» Task data:
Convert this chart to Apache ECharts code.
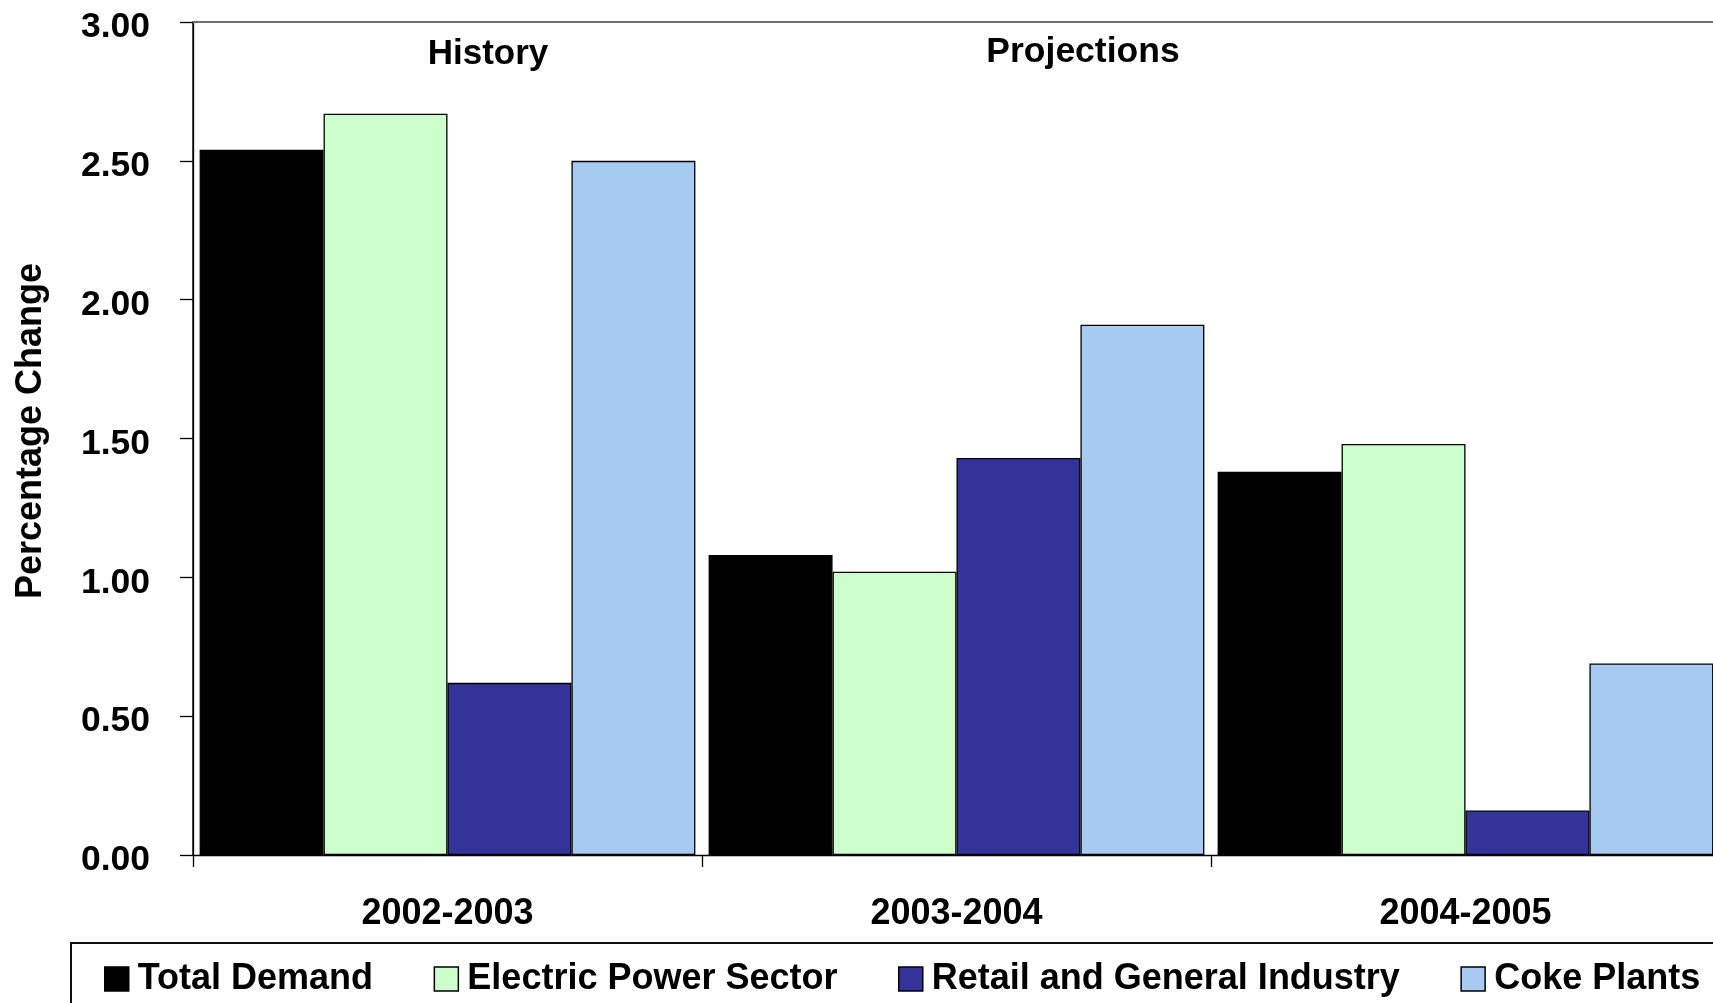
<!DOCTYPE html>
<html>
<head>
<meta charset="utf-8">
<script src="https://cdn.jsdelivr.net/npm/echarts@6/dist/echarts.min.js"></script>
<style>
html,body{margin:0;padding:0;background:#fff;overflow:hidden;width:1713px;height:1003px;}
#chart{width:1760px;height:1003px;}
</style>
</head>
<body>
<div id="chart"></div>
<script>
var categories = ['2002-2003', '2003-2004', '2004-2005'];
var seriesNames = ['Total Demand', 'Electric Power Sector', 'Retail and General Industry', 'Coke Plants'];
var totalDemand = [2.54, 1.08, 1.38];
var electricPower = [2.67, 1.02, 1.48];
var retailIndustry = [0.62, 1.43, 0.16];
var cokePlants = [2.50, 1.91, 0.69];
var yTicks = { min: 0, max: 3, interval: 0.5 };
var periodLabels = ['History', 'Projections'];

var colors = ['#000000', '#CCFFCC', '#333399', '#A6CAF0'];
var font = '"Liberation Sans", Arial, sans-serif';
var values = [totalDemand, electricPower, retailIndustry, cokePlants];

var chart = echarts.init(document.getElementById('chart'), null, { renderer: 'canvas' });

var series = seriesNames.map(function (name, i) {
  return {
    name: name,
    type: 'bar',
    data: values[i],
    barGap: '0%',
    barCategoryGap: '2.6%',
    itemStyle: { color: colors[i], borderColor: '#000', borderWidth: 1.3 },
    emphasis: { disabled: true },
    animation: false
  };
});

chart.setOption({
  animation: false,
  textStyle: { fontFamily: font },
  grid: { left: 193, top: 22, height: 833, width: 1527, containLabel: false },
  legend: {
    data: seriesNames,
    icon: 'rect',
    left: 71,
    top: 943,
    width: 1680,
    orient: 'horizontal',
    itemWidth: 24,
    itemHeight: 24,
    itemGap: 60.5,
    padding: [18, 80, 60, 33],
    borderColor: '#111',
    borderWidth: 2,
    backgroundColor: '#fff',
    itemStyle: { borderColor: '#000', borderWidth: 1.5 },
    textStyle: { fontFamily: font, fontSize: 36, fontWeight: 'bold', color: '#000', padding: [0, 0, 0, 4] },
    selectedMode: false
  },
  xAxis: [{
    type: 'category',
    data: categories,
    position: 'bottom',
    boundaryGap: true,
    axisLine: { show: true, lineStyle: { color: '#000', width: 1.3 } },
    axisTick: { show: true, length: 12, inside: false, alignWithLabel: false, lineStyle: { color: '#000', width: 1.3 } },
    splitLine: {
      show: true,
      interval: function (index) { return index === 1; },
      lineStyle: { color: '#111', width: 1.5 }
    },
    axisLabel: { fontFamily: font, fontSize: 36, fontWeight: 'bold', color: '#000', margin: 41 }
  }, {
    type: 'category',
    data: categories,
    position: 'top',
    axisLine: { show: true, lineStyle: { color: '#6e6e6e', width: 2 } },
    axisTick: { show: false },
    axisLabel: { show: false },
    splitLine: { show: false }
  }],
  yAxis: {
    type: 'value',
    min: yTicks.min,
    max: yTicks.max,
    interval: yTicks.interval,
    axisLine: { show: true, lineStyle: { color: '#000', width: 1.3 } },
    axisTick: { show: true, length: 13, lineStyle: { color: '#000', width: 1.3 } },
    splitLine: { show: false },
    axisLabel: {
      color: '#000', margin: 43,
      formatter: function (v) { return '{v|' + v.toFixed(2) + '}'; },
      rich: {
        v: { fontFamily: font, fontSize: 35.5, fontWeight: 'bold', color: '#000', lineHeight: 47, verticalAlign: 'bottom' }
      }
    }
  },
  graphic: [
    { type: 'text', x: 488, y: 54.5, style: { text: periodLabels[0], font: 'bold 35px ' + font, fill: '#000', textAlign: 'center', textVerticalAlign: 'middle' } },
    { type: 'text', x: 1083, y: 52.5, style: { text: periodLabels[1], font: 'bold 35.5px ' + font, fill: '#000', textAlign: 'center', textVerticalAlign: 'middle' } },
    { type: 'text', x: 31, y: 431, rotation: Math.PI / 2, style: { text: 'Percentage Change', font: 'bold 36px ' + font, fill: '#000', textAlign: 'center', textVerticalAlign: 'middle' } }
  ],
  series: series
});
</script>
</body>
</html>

...

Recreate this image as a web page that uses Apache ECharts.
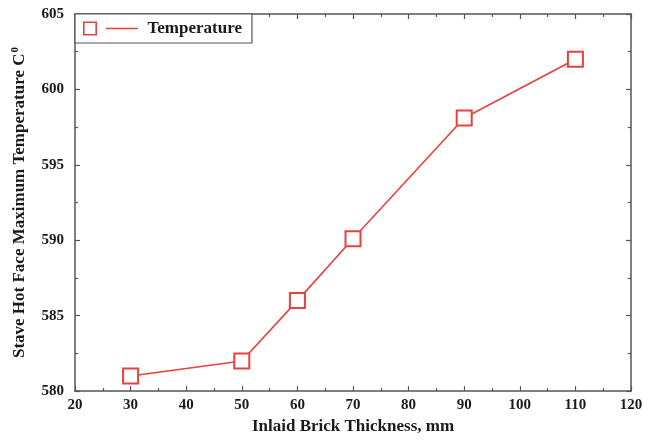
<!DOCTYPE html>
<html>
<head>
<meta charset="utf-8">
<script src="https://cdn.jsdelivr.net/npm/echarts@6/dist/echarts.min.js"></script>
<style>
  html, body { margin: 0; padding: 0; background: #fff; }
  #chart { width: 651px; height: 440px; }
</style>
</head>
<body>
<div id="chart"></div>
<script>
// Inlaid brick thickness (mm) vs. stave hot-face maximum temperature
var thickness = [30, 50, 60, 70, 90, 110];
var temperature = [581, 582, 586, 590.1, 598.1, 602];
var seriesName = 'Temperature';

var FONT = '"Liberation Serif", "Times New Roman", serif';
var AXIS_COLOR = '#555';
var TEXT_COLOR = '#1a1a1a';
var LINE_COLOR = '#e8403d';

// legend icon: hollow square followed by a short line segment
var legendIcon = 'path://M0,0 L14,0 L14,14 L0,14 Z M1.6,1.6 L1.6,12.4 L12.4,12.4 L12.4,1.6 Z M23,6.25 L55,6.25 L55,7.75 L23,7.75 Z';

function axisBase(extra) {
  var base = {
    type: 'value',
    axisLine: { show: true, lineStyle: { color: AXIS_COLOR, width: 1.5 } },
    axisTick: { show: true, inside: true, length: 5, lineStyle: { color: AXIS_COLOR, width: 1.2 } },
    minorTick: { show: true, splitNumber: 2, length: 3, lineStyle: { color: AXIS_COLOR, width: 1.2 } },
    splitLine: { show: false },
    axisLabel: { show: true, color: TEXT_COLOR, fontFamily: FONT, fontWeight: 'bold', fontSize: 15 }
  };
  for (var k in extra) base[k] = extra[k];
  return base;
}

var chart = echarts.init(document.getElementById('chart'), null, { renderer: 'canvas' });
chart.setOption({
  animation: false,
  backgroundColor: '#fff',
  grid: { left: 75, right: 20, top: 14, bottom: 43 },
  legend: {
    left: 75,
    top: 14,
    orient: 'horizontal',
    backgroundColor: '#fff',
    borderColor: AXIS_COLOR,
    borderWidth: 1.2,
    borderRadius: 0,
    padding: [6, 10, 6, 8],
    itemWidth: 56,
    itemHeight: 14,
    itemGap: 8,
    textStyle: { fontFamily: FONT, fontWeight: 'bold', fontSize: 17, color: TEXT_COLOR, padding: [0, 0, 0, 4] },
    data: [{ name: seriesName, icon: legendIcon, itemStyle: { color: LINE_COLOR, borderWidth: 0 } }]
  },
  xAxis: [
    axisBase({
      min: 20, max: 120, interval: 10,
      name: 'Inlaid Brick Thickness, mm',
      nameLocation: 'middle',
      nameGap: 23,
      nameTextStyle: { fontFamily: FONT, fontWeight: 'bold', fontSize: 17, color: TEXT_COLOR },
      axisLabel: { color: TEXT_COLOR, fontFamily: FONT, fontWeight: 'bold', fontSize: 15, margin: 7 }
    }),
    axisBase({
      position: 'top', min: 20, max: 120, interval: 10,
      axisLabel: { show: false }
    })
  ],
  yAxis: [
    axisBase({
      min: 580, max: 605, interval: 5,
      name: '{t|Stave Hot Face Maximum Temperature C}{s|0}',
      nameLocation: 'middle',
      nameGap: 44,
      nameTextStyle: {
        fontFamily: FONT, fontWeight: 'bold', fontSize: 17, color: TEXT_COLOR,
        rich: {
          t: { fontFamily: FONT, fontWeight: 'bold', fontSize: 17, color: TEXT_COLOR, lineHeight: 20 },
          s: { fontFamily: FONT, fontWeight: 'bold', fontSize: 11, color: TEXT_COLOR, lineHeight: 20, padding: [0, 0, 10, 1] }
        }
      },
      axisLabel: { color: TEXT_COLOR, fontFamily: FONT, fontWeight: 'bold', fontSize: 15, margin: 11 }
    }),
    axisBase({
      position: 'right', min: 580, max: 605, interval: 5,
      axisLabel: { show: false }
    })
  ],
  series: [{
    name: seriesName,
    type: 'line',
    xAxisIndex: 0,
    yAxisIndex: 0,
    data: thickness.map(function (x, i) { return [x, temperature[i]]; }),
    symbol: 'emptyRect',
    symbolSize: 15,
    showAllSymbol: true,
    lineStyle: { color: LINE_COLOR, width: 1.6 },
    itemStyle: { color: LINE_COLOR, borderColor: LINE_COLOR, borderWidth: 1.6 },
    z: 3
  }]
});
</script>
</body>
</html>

--

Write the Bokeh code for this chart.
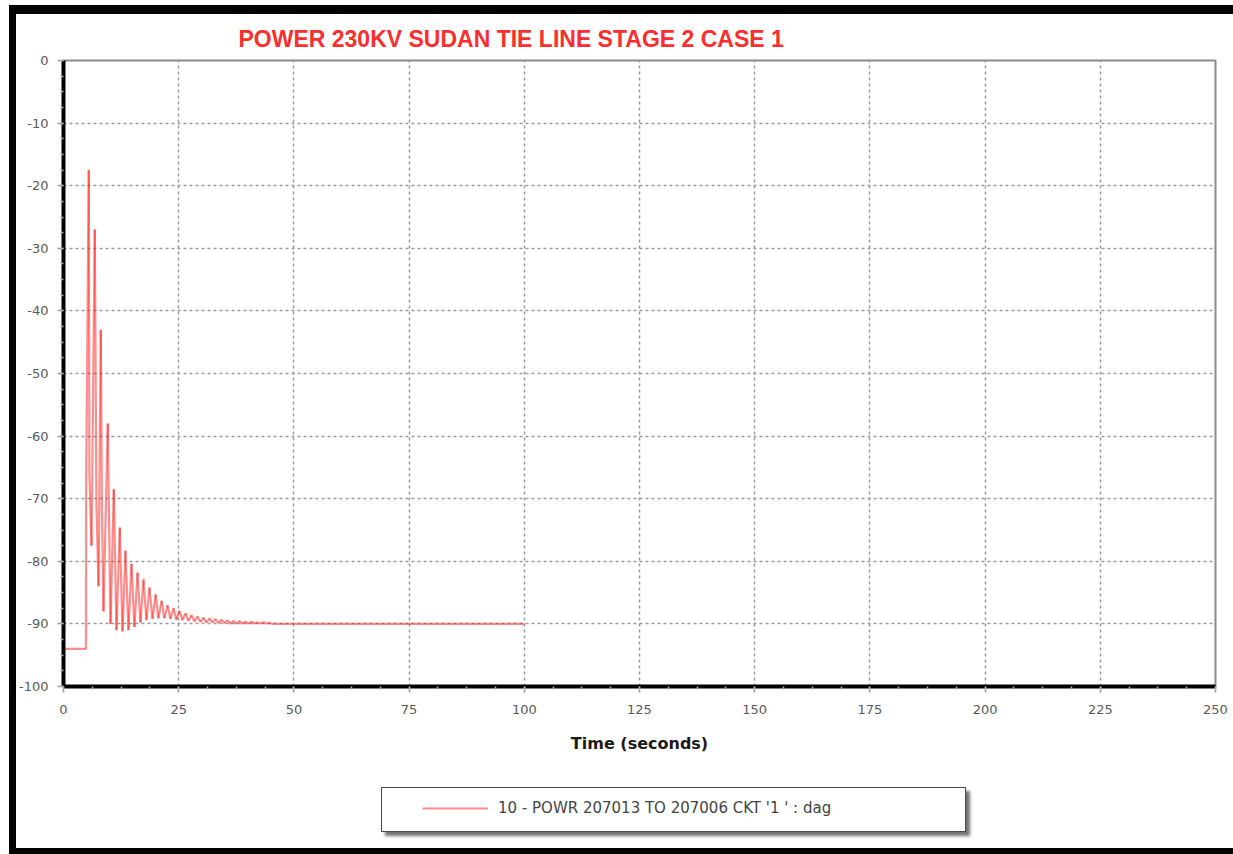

» What needs to be done: Copy only what runs above from the line containing "Recreate this image" through the line containing "var legendIcon = 'path://M0,0", exactly. Leave out the pictures.

» Solution to the exercise:
Recreate this image as a web page that uses Apache ECharts.
<!DOCTYPE html>
<html>
<head>
<meta charset="utf-8">
<script src="https://cdn.jsdelivr.net/npm/echarts@6/dist/echarts.min.js"></script>
<style>
  html, body { margin: 0; padding: 0; background: #fff; }
  #chart { width: 651px; height: 440px; }
</style>
</head>
<body>
<div id="chart"></div>
<script>
// Inlaid brick thickness (mm) vs. stave hot-face maximum temperature
var thickness = [30, 50, 60, 70, 90, 110];
var temperature = [581, 582, 586, 590.1, 598.1, 602];
var seriesName = 'Temperature';

var FONT = '"Liberation Serif", "Times New Roman", serif';
var AXIS_COLOR = '#555';
var TEXT_COLOR = '#1a1a1a';
var LINE_COLOR = '#e8403d';

// legend icon: hollow square followed by a short line segment
var legendIcon = 'path://M0,0 L14,0 L14,14 L0,14 Z M1.6,1.6 L1.6,12.4 L12.4,12.4 L12.4,1.6 Z M23,6.25 L55,6.25 L55,7.75 L23,7.75 Z';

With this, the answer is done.